Cuando estábamos en Dinamarca mi dueña dio por hecho que
jamás viviría en un lugar tan al norte y, por ende, con una oscilación tan
grande entre las horas de luz y las horas de oscuridad. Para marcar tal hecho, y
a modo de despedida, en la noche más corta del año decidió permanecer despierta
y dar la bienvenida al amanecer junto a la
Sirenita a eso de las 4 y media de
la mañana.
Dos años median entre aquel solsticio y ahora y, como
entonces, este junio mi ama intentó repetir la hazaña la víspera de San Juan para
compensar el no tener una triste hoguera que llevarse a los pies. Fracasó. El
agotamiento de la semana pudo con ella y claudicó a las tres de la mañana, tan
solo hora y media antes del amanecer.
La cuestión es que mi humana, que creía que tal vez nunca
tendría otra oportunidad de experimentar una noche tan corta, se equivocaba
(para variar). Hoy, 6 de julio, la diferencia en cantidad de horas de luz entre
Copenhague y Norwich es tan solo de 35 minutos. Menos mal que no se gana la
vida como pitonisa...
Vivir dos inicios de verano en estas condiciones ambientales
hace que esta ardilla se plantee ciertas cosas. Me parece que es la primera ocasión en mi vida de roedor que recibo la llegada del estío con cierta melancolía
porque soy más consciente que antes de que a partir de ahora los días van a ir
menguando velozmente hasta las largas noches de diciembre y enero. También
siento como pocas veces la urgencia de aprovechar cada momento de luz
porque lo percibo como un bien escaso y, pese a que no soy animal de zonas
cálidas, confieso que yo también aguardo con impaciencia nuestro próximo
regreso a la tierra natal de mi bípeda, donde las jornadas terminarán aún más
tarde que aquí.
Esto me lleva, precisamente, al siguiente punto del orden
del día: la distribución lumínica por horas. Como es bien sabido, la patria de
mi dueña y esta isla se rigen por husos horarios distintos. En tiempos
recientes ha habido cierta controversia respecto a este asunto puesto que, si
nos atenemos a la geografía, ambas naciones deberían vivir en el mismo huso.

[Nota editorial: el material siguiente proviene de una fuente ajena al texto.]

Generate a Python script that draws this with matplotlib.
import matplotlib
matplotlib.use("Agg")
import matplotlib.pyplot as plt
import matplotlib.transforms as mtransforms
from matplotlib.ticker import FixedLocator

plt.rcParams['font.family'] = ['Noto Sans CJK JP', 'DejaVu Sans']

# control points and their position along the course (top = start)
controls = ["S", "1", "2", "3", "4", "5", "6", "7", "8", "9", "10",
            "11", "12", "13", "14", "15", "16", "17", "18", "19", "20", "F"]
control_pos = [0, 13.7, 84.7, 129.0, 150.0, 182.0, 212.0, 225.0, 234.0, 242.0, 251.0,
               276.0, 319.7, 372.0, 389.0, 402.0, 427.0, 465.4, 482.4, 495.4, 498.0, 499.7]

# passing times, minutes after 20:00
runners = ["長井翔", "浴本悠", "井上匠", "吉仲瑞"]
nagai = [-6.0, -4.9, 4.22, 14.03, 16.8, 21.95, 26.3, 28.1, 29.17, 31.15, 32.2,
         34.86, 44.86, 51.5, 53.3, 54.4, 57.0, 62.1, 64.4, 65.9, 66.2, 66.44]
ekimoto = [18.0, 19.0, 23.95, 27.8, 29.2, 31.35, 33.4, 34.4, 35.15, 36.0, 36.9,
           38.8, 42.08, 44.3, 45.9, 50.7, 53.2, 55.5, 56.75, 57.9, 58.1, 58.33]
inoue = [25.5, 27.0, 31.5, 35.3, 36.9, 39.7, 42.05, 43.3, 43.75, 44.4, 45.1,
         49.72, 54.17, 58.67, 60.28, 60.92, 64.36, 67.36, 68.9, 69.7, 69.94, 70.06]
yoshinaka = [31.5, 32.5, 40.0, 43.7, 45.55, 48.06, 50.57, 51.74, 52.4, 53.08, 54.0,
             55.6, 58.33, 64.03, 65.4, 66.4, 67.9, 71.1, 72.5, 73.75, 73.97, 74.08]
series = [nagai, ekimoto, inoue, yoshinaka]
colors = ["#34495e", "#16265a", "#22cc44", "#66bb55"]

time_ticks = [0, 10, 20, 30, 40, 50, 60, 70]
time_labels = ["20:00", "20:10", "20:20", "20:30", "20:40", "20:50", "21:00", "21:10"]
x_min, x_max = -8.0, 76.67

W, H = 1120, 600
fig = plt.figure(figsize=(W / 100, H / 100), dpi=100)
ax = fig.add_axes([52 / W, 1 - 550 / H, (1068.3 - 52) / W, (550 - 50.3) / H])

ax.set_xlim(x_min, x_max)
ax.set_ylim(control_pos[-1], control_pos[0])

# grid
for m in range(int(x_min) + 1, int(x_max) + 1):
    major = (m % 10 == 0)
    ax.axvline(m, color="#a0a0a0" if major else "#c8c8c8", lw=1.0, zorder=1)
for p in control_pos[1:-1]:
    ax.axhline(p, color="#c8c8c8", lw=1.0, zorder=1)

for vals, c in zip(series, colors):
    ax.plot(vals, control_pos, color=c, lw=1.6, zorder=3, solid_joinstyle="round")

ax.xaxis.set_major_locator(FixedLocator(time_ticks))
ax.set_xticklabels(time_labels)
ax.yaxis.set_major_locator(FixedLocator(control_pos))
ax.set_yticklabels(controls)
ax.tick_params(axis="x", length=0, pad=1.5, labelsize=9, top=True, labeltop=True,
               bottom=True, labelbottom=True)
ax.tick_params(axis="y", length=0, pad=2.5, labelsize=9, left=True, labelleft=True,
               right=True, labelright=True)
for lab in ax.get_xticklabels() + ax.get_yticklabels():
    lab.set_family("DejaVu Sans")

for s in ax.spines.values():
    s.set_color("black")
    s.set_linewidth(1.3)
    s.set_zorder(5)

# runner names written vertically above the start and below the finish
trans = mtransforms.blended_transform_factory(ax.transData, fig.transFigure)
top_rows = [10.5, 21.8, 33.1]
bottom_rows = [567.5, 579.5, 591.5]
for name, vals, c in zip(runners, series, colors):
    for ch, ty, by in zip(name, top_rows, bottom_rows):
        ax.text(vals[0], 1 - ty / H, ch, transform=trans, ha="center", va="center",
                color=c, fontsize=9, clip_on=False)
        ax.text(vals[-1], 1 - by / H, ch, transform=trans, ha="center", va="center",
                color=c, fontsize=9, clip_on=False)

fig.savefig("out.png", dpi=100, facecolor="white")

Algunas voces peninsulares han propuesto adoptar el horario isleño en aras de
una mayor armonía con los ciclos naturales del día y la noche con el objetivo de modificar ciertos hábitos de conducta nacionales.
Actualmente en Norwich amanece sobre las 4:30 de la mañana.

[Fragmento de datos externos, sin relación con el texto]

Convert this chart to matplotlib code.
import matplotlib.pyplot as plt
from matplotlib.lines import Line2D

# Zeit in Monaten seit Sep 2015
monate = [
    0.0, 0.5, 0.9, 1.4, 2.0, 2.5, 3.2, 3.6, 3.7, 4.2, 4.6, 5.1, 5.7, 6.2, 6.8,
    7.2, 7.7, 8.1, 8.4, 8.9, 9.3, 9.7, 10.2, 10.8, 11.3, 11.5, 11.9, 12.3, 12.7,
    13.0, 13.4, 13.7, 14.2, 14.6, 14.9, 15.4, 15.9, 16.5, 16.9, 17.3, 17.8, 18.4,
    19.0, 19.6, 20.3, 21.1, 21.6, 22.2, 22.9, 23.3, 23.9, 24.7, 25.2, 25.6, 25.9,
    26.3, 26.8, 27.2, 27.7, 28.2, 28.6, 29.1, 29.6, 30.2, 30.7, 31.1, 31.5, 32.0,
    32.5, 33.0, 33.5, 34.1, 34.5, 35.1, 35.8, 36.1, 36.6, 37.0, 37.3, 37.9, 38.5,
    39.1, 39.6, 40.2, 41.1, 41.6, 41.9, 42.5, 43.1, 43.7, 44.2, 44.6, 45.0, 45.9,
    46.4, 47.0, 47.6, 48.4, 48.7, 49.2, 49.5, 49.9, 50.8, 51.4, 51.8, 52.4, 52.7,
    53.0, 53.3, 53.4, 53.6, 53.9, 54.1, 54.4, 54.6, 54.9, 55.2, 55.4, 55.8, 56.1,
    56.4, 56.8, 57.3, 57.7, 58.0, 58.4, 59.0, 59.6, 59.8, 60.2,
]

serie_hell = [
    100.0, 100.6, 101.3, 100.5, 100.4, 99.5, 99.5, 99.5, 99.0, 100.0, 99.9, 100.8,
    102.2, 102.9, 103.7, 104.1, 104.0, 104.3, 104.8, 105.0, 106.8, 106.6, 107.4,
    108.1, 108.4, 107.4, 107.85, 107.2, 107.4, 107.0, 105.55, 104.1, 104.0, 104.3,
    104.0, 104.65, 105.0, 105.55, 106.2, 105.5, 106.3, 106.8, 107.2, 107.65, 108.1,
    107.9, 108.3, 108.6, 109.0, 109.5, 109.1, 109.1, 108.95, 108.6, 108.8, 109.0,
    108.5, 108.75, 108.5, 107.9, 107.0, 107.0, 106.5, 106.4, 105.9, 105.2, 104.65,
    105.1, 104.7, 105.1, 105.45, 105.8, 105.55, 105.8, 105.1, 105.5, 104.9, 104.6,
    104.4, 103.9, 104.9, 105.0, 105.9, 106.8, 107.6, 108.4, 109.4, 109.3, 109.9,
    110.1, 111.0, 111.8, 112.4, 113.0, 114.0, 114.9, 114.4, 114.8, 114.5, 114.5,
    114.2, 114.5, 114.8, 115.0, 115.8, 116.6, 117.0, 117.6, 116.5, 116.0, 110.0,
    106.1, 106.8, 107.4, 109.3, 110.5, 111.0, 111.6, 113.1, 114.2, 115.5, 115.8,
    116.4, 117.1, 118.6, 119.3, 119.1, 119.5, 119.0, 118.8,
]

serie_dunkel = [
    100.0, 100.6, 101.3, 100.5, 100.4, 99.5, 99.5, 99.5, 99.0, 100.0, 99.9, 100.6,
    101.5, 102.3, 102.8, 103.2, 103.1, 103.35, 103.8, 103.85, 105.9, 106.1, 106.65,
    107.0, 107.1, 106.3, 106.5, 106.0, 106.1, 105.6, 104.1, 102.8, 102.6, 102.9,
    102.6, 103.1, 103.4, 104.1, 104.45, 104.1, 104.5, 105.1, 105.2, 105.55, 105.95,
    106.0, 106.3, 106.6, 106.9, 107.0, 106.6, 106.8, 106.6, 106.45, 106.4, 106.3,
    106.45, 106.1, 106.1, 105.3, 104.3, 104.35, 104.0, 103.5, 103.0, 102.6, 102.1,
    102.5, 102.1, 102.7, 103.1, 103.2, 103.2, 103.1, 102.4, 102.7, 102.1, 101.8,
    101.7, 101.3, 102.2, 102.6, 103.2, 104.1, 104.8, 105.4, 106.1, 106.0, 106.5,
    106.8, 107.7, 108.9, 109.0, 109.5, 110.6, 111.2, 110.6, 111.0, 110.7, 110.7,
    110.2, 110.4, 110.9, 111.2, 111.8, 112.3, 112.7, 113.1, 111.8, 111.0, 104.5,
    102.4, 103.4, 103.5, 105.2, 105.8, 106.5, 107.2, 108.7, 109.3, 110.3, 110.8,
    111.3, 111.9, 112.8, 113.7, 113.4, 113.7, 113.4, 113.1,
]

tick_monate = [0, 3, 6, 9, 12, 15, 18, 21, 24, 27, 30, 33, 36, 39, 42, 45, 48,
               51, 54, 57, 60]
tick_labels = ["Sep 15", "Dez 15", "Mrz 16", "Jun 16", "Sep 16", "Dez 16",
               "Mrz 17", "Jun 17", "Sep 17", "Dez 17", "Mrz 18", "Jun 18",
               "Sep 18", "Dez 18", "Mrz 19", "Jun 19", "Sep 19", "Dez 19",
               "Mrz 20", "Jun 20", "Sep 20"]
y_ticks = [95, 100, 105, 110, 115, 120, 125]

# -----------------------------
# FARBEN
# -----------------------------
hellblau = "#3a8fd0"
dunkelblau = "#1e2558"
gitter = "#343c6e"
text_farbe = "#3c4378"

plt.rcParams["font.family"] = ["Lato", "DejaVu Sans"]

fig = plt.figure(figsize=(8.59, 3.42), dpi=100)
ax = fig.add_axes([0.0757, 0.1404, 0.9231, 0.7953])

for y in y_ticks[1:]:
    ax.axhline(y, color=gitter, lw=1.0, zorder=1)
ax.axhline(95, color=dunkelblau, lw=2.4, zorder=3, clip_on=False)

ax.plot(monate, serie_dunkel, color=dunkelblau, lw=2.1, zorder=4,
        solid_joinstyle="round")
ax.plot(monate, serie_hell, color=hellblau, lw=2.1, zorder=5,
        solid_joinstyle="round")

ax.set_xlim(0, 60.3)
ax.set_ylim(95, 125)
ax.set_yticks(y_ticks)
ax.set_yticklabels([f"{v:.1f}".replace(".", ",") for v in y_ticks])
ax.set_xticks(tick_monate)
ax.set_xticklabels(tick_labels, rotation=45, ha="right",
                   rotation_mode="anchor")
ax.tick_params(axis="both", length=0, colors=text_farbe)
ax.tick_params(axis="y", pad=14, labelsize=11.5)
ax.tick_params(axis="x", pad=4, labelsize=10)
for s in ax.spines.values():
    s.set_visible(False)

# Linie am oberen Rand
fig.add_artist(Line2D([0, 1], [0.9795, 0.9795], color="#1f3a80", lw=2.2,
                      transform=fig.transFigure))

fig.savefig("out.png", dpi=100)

Esto implica que hay luz desde muy temprano y, por segundo año consecutivo, los
patrones de sueño de mi dueña (y los míos) están alterados
aproximadamente desde marzo. Nos despertamos con mucha mayor frecuencia durante
la noche y, cuando nuestro cerebro percibe que hay luz alrededor, nos impele a
activarnos y a ponernos en pie aunque no hayamos descansado lo suficiente. Nunca
la había visto llegar al trabajo veinte minutos antes de la hora simplemente
porque se aburre en casa.
Lo más peliagudo de este asunto, al margen de que tengamos
los biorritmos revolucionados, es el modo de vida isleño: transcurre
completamente a espaldas de las fluctuaciones lumínicas. Esto implica que
cuando un bípedo rosita abre su café en verano, a eso de las 10 de la mañana, ya lleva
desperdiciadas cinco horas y media de día y cuando lo cierra para irse a su
casa, sobre las 17, le quedan aún más de tres horas y media de luz. Por la
tarde aún es factible que se salga a tomar algo en el jardín de algún pub, pero
la absoluta inutilidad de las horas iniciales del día me resulta profundamente
frustrante, especialmente sabiendo que tenemos entre garras un bien escaso.

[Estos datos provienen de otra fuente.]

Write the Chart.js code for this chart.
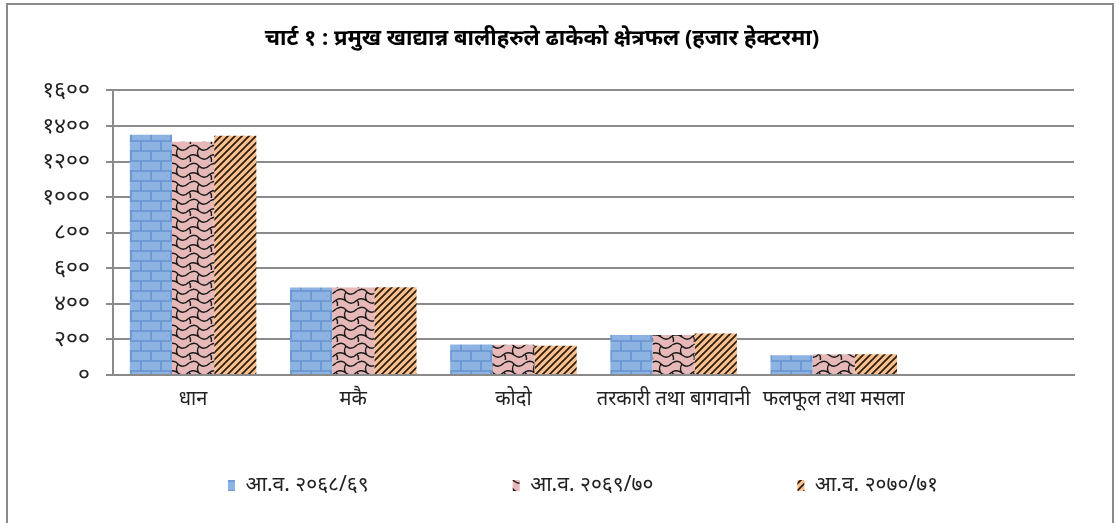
<!DOCTYPE html>
<html>
<head>
<meta charset="utf-8">
<script src="https://cdn.jsdelivr.net/npm/chart.js@4.4.1/dist/chart.umd.min.js"></script>
<style>
  body { margin: 0; background: #fff; }
  #wrap { position: absolute; left: 0; top: 0; width: 1120px; height: 523px; }
  #frame { position: absolute; left: 6px; top: 3px; width: 1104px; height: 540px;
           border: 2px solid #8a8a8a; border-bottom: none; }
</style>
</head>
<body>
<div id="wrap">
  <div id="frame"></div>
  <canvas id="chart" width="1120" height="523"></canvas>
</div>
<script>
const categories = ['धान', 'मकै', 'कोदो', 'तरकारी तथा बागवानी', 'फलफूल तथा मसला', ''];
const seriesNames = ['आ.व. २०६८/६९', 'आ.व. २०६९/७०', 'आ.व. २०७०/७१'];
const values2068 = [1351, 492, 171, 225, 111, null];
const values2069 = [1311, 492, 170, 225, 117, null];
const values2070 = [1345, 493, 164, 233, 117, null];
const yTicks = [0, 200, 400, 600, 800, 1000, 1200, 1400, 1600];

const devDigits = ['०','१','२','३','४','५','६','७','८','९'];
function toDev(n) {
    return String(n).replace(/[0-9]/g, d => devDigits[+d]);
}

// ================= PATTERNS =================
function makeTile(w, h, draw) {
    const c = document.createElement('canvas');
    c.width = w; c.height = h;
    const g = c.getContext('2d');
    draw(g, w, h);
    return document.getElementById('chart').getContext('2d').createPattern(c, 'repeat');
}

const brick = makeTile(20, 20, (g, w, h) => {
    g.fillStyle = '#8db3e2';
    g.fillRect(0, 0, w, h);
    g.strokeStyle = '#6693cf';
    g.lineWidth = 1.6;
    g.beginPath();
    g.moveTo(0, 1); g.lineTo(w, 1);
    g.moveTo(0, 11); g.lineTo(w, 11);
    g.moveTo(1, 1); g.lineTo(1, 11);
    g.moveTo(11, 11); g.lineTo(11, 21);
    g.stroke();
});

const shingle = makeTile(21, 18, (g, w, h) => {
    g.fillStyle = '#e6b9b8';
    g.fillRect(0, 0, w, h);
    g.strokeStyle = '#1a1a1a';
    g.lineWidth = 1.4;
    g.beginPath();
    g.moveTo(0, 3);
    g.quadraticCurveTo(6, -1, 10, 4);
    g.quadraticCurveTo(15, 9, 21, 3);
    g.moveTo(10, 4);
    g.quadraticCurveTo(7, 9, 10, 13);
    g.moveTo(0, 12);
    g.quadraticCurveTo(5, 9, 10, 13);
    g.quadraticCurveTo(16, 18, 21, 12);
    g.moveTo(0, 12);
    g.quadraticCurveTo(3, 16, 0, 21);
    g.moveTo(21, 12);
    g.quadraticCurveTo(24, 16, 21, 21);
    g.stroke();
});

const stripes = makeTile(7, 7, (g, w, h) => {
    g.fillStyle = '#fac090';
    g.fillRect(0, 0, w, h);
    g.strokeStyle = '#2a1a0a';
    g.lineWidth = 1.7;
    g.beginPath();
    g.moveTo(-1, 8); g.lineTo(8, -1);
    g.moveTo(-1, 1); g.lineTo(1, -1);
    g.moveTo(6, 8); g.lineTo(8, 6);
    g.stroke();
});

// ================= CHART =================
const ctx = document.getElementById('chart').getContext('2d');
const FONT = "'Noto Sans', 'Noto Sans Devanagari', sans-serif";
// extra space between legend entries (the reference spreads them wide)
const GAP = '\u2003\u2003\u2003\u2003';
const TAIL = '\u2003';

new Chart(ctx, {
    type: 'bar',
    data: {
        labels: categories,
        datasets: [
            { label: seriesNames[0], data: values2068, backgroundColor: brick },
            { label: seriesNames[1], data: values2069, backgroundColor: shingle },
            { label: seriesNames[2], data: values2070, backgroundColor: stripes }
        ]
    },
    options: {
        responsive: false,
        animation: false,
        layout: { padding: { left: 10, right: 46, top: 10, bottom: 17 } },
        datasets: {
            bar: { categoryPercentage: 0.79, barPercentage: 1.0 }
        },
        plugins: {
            title: {
                display: true,
                text: 'चार्ट १ : प्रमुख खाद्यान्न बालीहरुले ढाकेको क्षेत्रफल (हजार हेक्टरमा)',
                color: '#000',
                font: { family: FONT, size: 22, weight: 'bold' },
                padding: { top: 16, bottom: 38 }
            },
            legend: {
                position: 'bottom',
                fullSize: false,
                labels: {
                    color: '#222',
                    font: { family: FONT, size: 21 },
                    boxWidth: 7,
                    boxHeight: 11,
                    padding: 60,
                    generateLabels: chart => {
                        const items = Chart.defaults.plugins.legend.labels.generateLabels(chart);
                        items.forEach((it, i) => {
                            it.text = it.text + (i < items.length - 1 ? GAP : TAIL);
                        });
                        return items;
                    }
                }
            },
            tooltip: { enabled: false }
        },
        scales: {
            x: {
                grid: { display: false },
                border: { display: true, color: '#8a8a8a', width: 2 },
                ticks: {
                    color: '#222',
                    font: { family: FONT, size: 20 },
                    maxRotation: 0,
                    autoSkip: false,
                    padding: 4
                }
            },
            y: {
                min: 0,
                max: 1600,
                afterBuildTicks: scale => {
                    scale.ticks = yTicks.map(v => ({ value: v }));
                },
                afterFit: scale => { scale.width = 103; },
                grid: { color: '#8a8a8a', lineWidth: 2, tickLength: 7 },
                border: { display: true, color: '#8a8a8a', width: 2 },
                ticks: {
                    color: '#222',
                    font: { family: FONT, size: 23 },
                    padding: 16,
                    callback: v => toDev(v)
                }
            }
        }
    }
});
</script>
</body>
</html>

Por todo esto, y tras darle muchas vueltas, he llegado a la
siguiente conclusión: estoy de acuerdo con aquellos que sostienen que la patria
de mi dueña y nuestra isla deberían estar en el mismo huso horario. No
obstante, he aquí una propuesta innovadora: ¡hagamos que sea la isla la que
adopte el huso continental! De ese modo en verano amanecerá a las 5:30 y anochecerá
a las 22:30, todos dormiremos mejor y desperdiciaremos menos luz que nadie
emplea provechosamente. A fin de cuentas, considerando que aquí lo del invierno
no tiene mucho arreglo, por lo menos enmendemos el verano. A
lo mejor, si empezamos por ahí, el día menos pensado la estación nos sorprende
y por fin empieza a comportarse como tal.